WRITTEN EXERCISE: Copy exactly the lines that run from the top of the listing to the line containing "y(d[0]) - y(d[1]));", both ends included, and omit the pictures.

====== DATASET EXTRACT ======

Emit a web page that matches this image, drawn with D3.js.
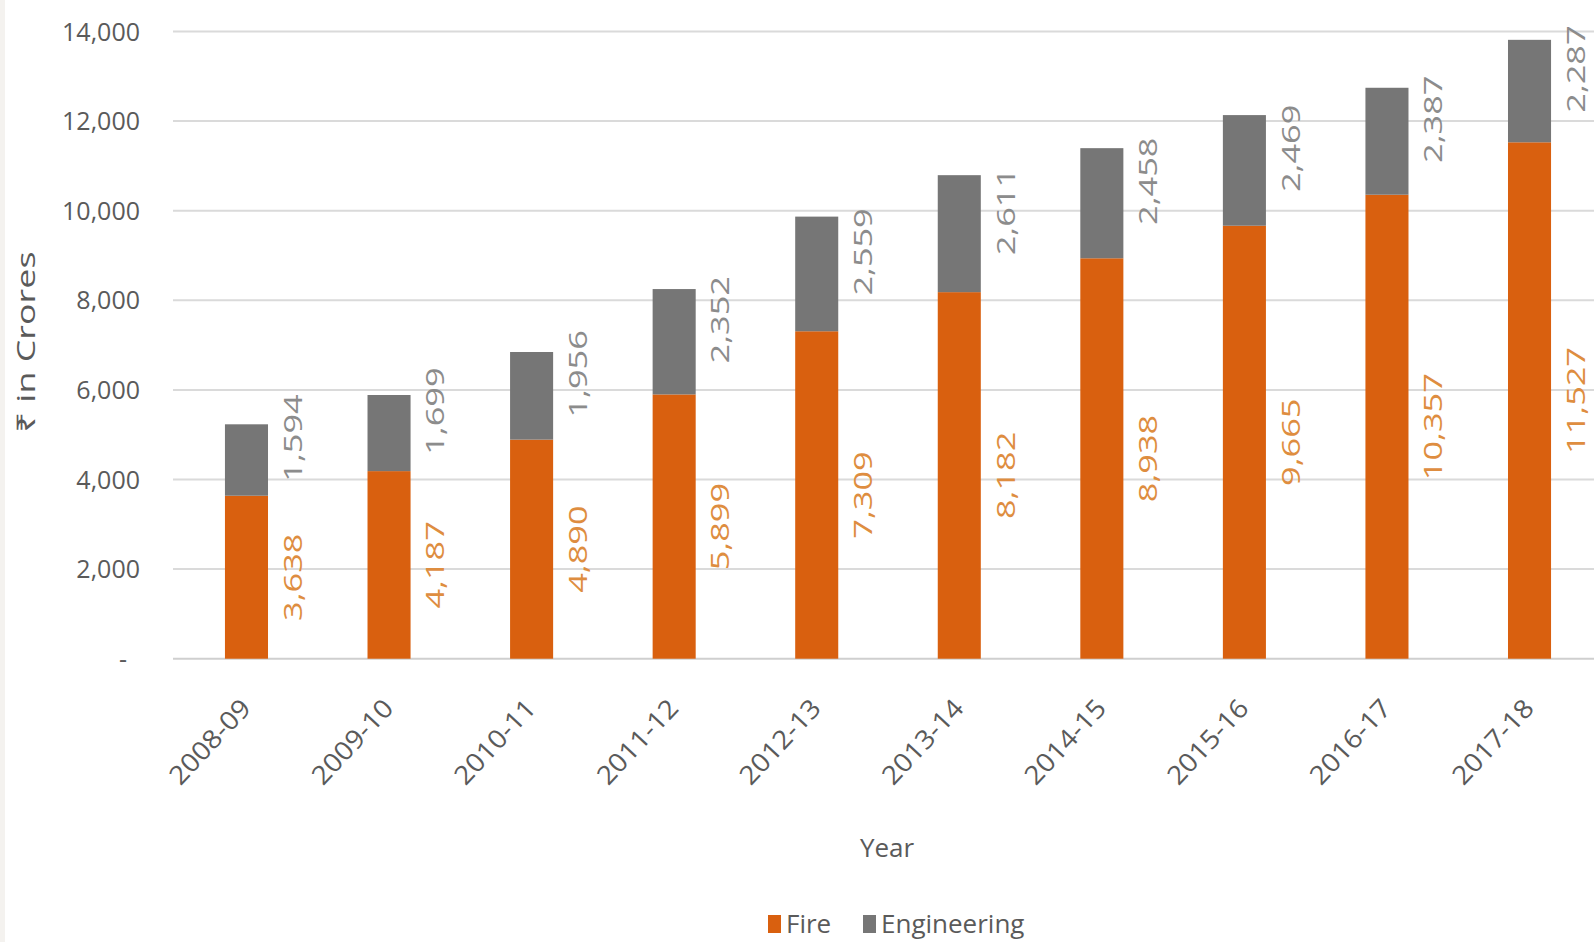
<!DOCTYPE html>
<html>
<head>
<meta charset="utf-8">
<script src="https://cdn.jsdelivr.net/npm/d3@7"></script>
<style>
  html, body { margin: 0; padding: 0; background: #ffffff; }
  svg { display: block; font-family: "Open Sans", "Noto Sans", sans-serif; }
</style>
</head>
<body>
<svg id="chart" width="1594" height="942"></svg>
<script>
const years = ["2008-09","2009-10","2010-11","2011-12","2012-13","2013-14","2014-15","2015-16","2016-17","2017-18"];
const fire = [3638, 4187, 4890, 5899, 7309, 8182, 8938, 9665, 10357, 11527];
const engineering = [1594, 1699, 1956, 2352, 2559, 2611, 2458, 2469, 2387, 2287];
const yTicks = [0, 2000, 4000, 6000, 8000, 10000, 12000, 14000];
const seriesNames = ["Fire", "Engineering"];

const colors = { Fire: "#D9600F", Engineering: "#767676" };
const labelColors = { Fire: "#DE8D40", Engineering: "#8C8C8C" };
const textColor = "#5a5a5a";

const svg = d3.select("#chart");
const W = 1594;

// faint left edge strip
svg.append("rect").attr("x", 0).attr("y", 0).attr("width", 5).attr("height", 942).attr("fill", "#f4f2ef");

const x = d3.scaleBand().domain(years).range([175.2, 1600.8]).paddingInner(0.698).paddingOuter(0.349);
const y = d3.scaleLinear().domain([0, 14000]).range([658.7, 31.5]);

const fmt = d3.format(",");

// gridlines
svg.append("g").selectAll("line").data(yTicks).join("line")
  .attr("x1", 173).attr("x2", W)
  .attr("y1", d => y(d)).attr("y2", d => y(d))
  .attr("stroke", d => d === 0 ? "#cfcfcf" : "#dadada").attr("stroke-width", 2);

// y axis labels
svg.append("g").selectAll("text").data(yTicks).join("text")
  .attr("x", d => d === 0 ? 127 : 140)
  .attr("y", d => y(d)).attr("dy", "0.36em")
  .attr("text-anchor", "end")
  .attr("fill", textColor).attr("font-size", 25)
  .text(d => d === 0 ? "-" : fmt(d));

// stacked data
const rows = years.map((yr, i) => ({ year: yr, Fire: fire[i], Engineering: engineering[i] }));
const stack = d3.stack().keys(seriesNames)(rows);

svg.append("g").selectAll("g").data(stack).join("g")
  .attr("fill", s => colors[s.key])
  .selectAll("rect").data(s => s).join("rect")
  .attr("x", d => x(d.data.year))
  .attr("width", x.bandwidth())
  .attr("y", d => y(d[1]))
  .attr("height", d => y(d[0]) - y(d[1]));

// value labels (rotated, elongated like the reference)
const labelG = svg.append("g");
stack.forEach(s => {
  labelG.selectAll(null).data(s).join("text")
    .attr("transform", d => {
      const cx = x(d.data.year) + x.bandwidth() / 2 + 48;
      let cy = (y(d[0]) + y(d[1])) / 2;
      if (s.key === "Engineering") cy -= 22;
      return `translate(${cx},${cy}) rotate(-90) scale(1.32,1)`;
    })
    .attr("text-anchor", "middle").attr("dy", "0.28em")
    .attr("fill", labelColors[s.key]).attr("font-size", 26)
    .text(d => fmt(d.data[s.key]));
});

// x axis labels
svg.append("g").selectAll("text").data(years).join("text")
  .attr("transform", d => `translate(${x(d) + x.bandwidth() / 2 - 1},${703}) rotate(-47) scale(1.08,1)`)
  .attr("text-anchor", "end").attr("dy", "0.36em")
  .attr("fill", textColor).attr("font-size", 26)
  .text(d => d);

// axis titles
svg.append("text")
  .attr("x", 887).attr("y", 848).attr("dy", "0.36em")
  .attr("text-anchor", "middle").attr("fill", textColor).attr("font-size", 26)
  .text("Year");

svg.append("text")
  .attr("transform", "translate(26,342) rotate(-90) scale(1.38,1)")
  .attr("text-anchor", "middle").attr("dy", "0.36em")
  .attr("fill", textColor).attr("font-size", 26)
  .text("₹ in Crores");

// legend
const legend = svg.append("g");
const legendItems = [
  { name: seriesNames[0], x: 768 },
  { name: seriesNames[1], x: 863 }
];
legendItems.forEach(it => {
  legend.append("rect").attr("x", it.x).attr("y", 915).attr("width", 13).attr("height", 18)
    .attr("fill", colors[it.name]);
  legend.append("text").attr("x", it.x + 18).attr("y", 924).attr("dy", "0.36em")
    .attr("fill", textColor).attr("font-size", 26)
    .text(it.name);
});
</script>
</body>
</html>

======

THE ANSWER:
Emit a web page that matches this image, drawn with D3.js.
<!DOCTYPE html>
<html>
<head>
<meta charset="utf-8">
<script src="https://cdn.jsdelivr.net/npm/d3@7"></script>
<style>
  html, body { margin: 0; padding: 0; background: #ffffff; }
  svg { display: block; font-family: "Open Sans", "Noto Sans", sans-serif; }
</style>
</head>
<body>
<svg id="chart" width="1594" height="942"></svg>
<script>
const years = ["2008-09","2009-10","2010-11","2011-12","2012-13","2013-14","2014-15","2015-16","2016-17","2017-18"];
const fire = [3638, 4187, 4890, 5899, 7309, 8182, 8938, 9665, 10357, 11527];
const engineering = [1594, 1699, 1956, 2352, 2559, 2611, 2458, 2469, 2387, 2287];
const yTicks = [0, 2000, 4000, 6000, 8000, 10000, 12000, 14000];
const seriesNames = ["Fire", "Engineering"];

const colors = { Fire: "#D9600F", Engineering: "#767676" };
const labelColors = { Fire: "#DE8D40", Engineering: "#8C8C8C" };
const textColor = "#5a5a5a";

const svg = d3.select("#chart");
const W = 1594;

// faint left edge strip
svg.append("rect").attr("x", 0).attr("y", 0).attr("width", 5).attr("height", 942).attr("fill", "#f4f2ef");

const x = d3.scaleBand().domain(years).range([175.2, 1600.8]).paddingInner(0.698).paddingOuter(0.349);
const y = d3.scaleLinear().domain([0, 14000]).range([658.7, 31.5]);

const fmt = d3.format(",");

// gridlines
svg.append("g").selectAll("line").data(yTicks).join("line")
  .attr("x1", 173).attr("x2", W)
  .attr("y1", d => y(d)).attr("y2", d => y(d))
  .attr("stroke", d => d === 0 ? "#cfcfcf" : "#dadada").attr("stroke-width", 2);

// y axis labels
svg.append("g").selectAll("text").data(yTicks).join("text")
  .attr("x", d => d === 0 ? 127 : 140)
  .attr("y", d => y(d)).attr("dy", "0.36em")
  .attr("text-anchor", "end")
  .attr("fill", textColor).attr("font-size", 25)
  .text(d => d === 0 ? "-" : fmt(d));

// stacked data
const rows = years.map((yr, i) => ({ year: yr, Fire: fire[i], Engineering: engineering[i] }));
const stack = d3.stack().keys(seriesNames)(rows);

svg.append("g").selectAll("g").data(stack).join("g")
  .attr("fill", s => colors[s.key])
  .selectAll("rect").data(s => s).join("rect")
  .attr("x", d => x(d.data.year))
  .attr("width", x.bandwidth())
  .attr("y", d => y(d[1]))
  .attr("height", d => y(d[0]) - y(d[1]));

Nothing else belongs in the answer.